§ **Exercise**:
Look at the data below and print exactly the lines from its first line through the line with "at (189.5, 699.5)"; the pictures stay out of the copy.
:: Stored data ::
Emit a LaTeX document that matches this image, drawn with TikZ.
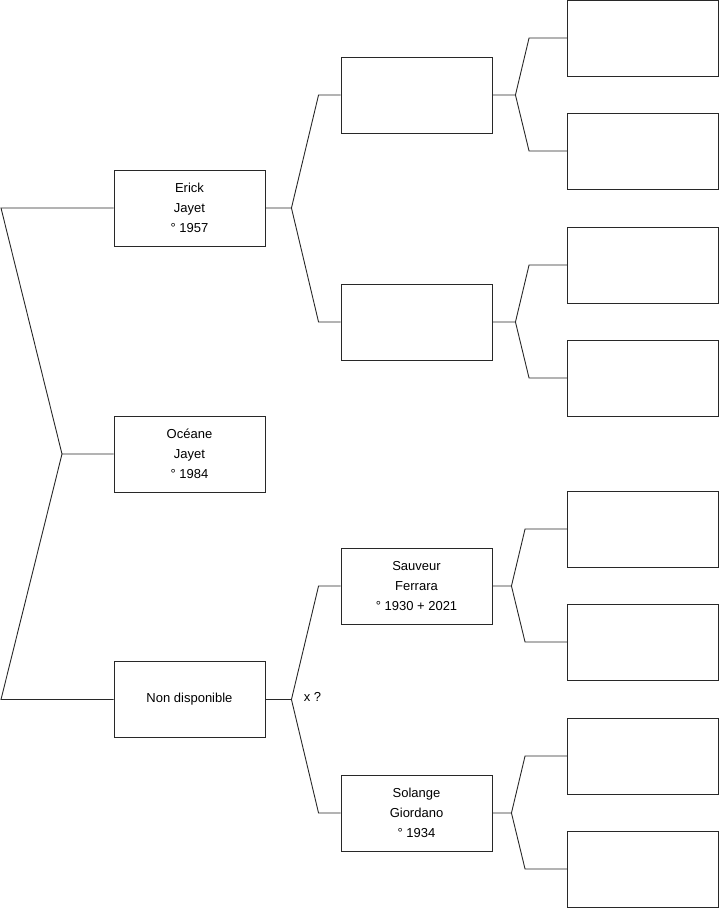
\documentclass[tikz,border=0pt]{standalone}
\usepackage{fontspec}
\setmainfont{Liberation Sans}
\usepackage{tikz}
\usetikzlibrary{positioning}
\definecolor{trait}{RGB}{40,40,40}

% fourche : source, haut, bas, longueur du talon, retrait avant les boites
\newcommand{\fourche}[5]{%
    \draw[lien] (#1.east) -- ++(#4,0) coordinate (#1-f) -- ([xshift=-#5pt]#2.west) -- (#2.west);
    \draw[lien] (#1-f) -- ([xshift=-#5pt]#3.west) -- (#3.west);
}

\begin{document}
\begin{tikzpicture}[x=1pt, y=-1pt,
    personne/.style={draw=trait, line width=0.9pt, minimum width=151pt, minimum height=76pt, inner sep=0pt, align=center, font=\fontsize{13}{20}\selectfont},
    lien/.style={draw=trait, line width=0.9pt}
]
    \useasboundingbox (0,0) rectangle (719,908);

    % generation 1
    \node[personne] (erick) at (189.5, 208) {Erick\\Jayet\\° 1957};
    \node[personne] (oceane) at (189.5, 454) {Océane\\Jayet\\° 1984};
    \node[personne] (nondispo) at (189.5, 699.5) {Non disponible};

    % generation 2
    \node[personne] (pe) at (416.5, 95) {};
    \node[personne] (me) at (416.5, 322) {};
    \node[personne] (sauveur) at (416.5, 586) {Sauveur\\Ferrara\\° 1930 + 2021};
    \node[personne] (solange) at (416.5, 813) {Solange\\Giordano\\° 1934};

    % generation 3
    \node[personne] (g1) at (643, 38) {};
    \node[personne] (g2) at (643, 151) {};
    \node[personne] (g3) at (643, 265) {};
    \node[personne] (g4) at (643, 378) {};
    \node[personne] (g5) at (643, 529) {};
    \node[personne] (g6) at (643, 642) {};
    \node[personne] (g7) at (643, 756) {};
    \node[personne] (g8) at (643, 869) {};

    % branche de gauche
    \coordinate (pointe) at (62, 454);
    \coordinate (hautg) at (1, 208);
    \coordinate (basg) at (1, 699.5);
    \draw[lien] (erick.west) -- (hautg) -- (pointe) -- (oceane.west);
    \draw[lien] (pointe) -- (basg) -- (nondispo.west);

    \fourche{erick}{pe}{me}{26}{22}
    \fourche{nondispo}{sauveur}{solange}{26}{22}
    \fourche{pe}{g1}{g2}{23}{38}
    \fourche{me}{g3}{g4}{23}{38}
    \fourche{sauveur}{g5}{g6}{19}{42}
    \fourche{solange}{g7}{g8}{19}{42}

    \node[font=\fontsize{13}{15}\selectfont, inner sep=0pt] (union) at (312.5, 697) {x ?};
\end{tikzpicture}
\end{document}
:::
§ **Solution for this exercise**:
Emit a LaTeX document that matches this image, drawn with TikZ.
\documentclass[tikz,border=0pt]{standalone}
\usepackage{fontspec}
\setmainfont{Liberation Sans}
\usepackage{tikz}
\usetikzlibrary{positioning}
\definecolor{trait}{RGB}{40,40,40}

% fourche : source, haut, bas, longueur du talon, retrait avant les boites
\newcommand{\fourche}[5]{%
    \draw[lien] (#1.east) -- ++(#4,0) coordinate (#1-f) -- ([xshift=-#5pt]#2.west) -- (#2.west);
    \draw[lien] (#1-f) -- ([xshift=-#5pt]#3.west) -- (#3.west);
}

\begin{document}
\begin{tikzpicture}[x=1pt, y=-1pt,
    personne/.style={draw=trait, line width=0.9pt, minimum width=151pt, minimum height=76pt, inner sep=0pt, align=center, font=\fontsize{13}{20}\selectfont},
    lien/.style={draw=trait, line width=0.9pt}
]
    \useasboundingbox (0,0) rectangle (719,908);

    % generation 1
    \node[personne] (erick) at (189.5, 208) {Erick\\Jayet\\° 1957};
    \node[personne] (oceane) at (189.5, 454) {Océane\\Jayet\\° 1984};
    \node[personne] (nondispo) at (189.5, 699.5) {Non disponible};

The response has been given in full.